Vindimas prometem bom resultado

Entretanto, Gabriel Pereira vai trocando conversa com vários munícipes, ouvindo queixas e pedidos. É o contacto pessoal, de primeira linha, que carateriza o papel de autarca, sublinha de forma gentil e pausada. “Temos de estar disponíveis para ouvi-los em qualquer lugar ou altura. Até durante as Missas do Parto”. Sorri.

Daí que conheça de perto a realidade dos mais de 660 produtores de uva que laboram no concelho. Representam metade do total dos produtores em toda a Região. A importância de Câmara de Lobos na produção vitícola é também significativa em termos de área. Do total dos 400 ha existentes na Madeira, só o concelho detém uma área de 125 ha, seguindo-se São Vicente com 122 e Santana com 82 ha.
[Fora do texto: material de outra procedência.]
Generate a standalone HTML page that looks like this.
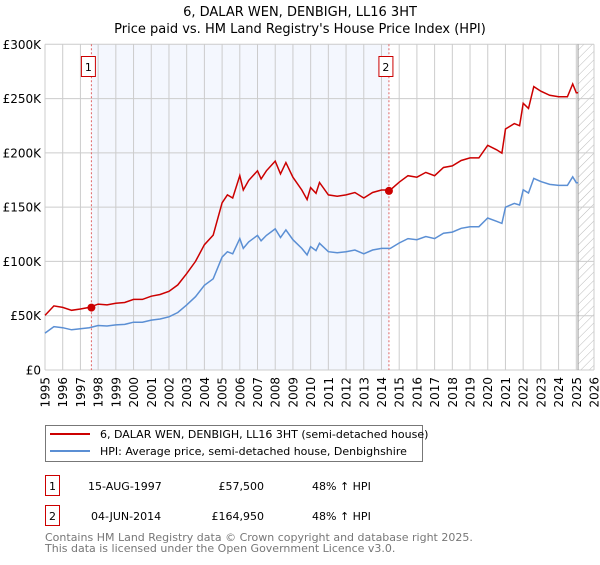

Relativamente à produção de uva, a situação este ano está a evoluir de forma favorável e afiguram-se bons resultados. A época oficial de vindima começou a 1 de setembro, mas para a maioria das produções ainda não chegou à altura certa da apanha. Se o tempo se mantiver, sem chuva, mais uma semana e as uvas ganham o grau de maturação desejado e necessário para poderem ser vendidas às empresas e ao Instituto do Vinho.

Recorde-se que o concelho de Câmara de Lobos é responsável por 51 por cento do total das vindimas realizadas na Região, processo que em 2014 atingiu as 4.218 toneladas de uva.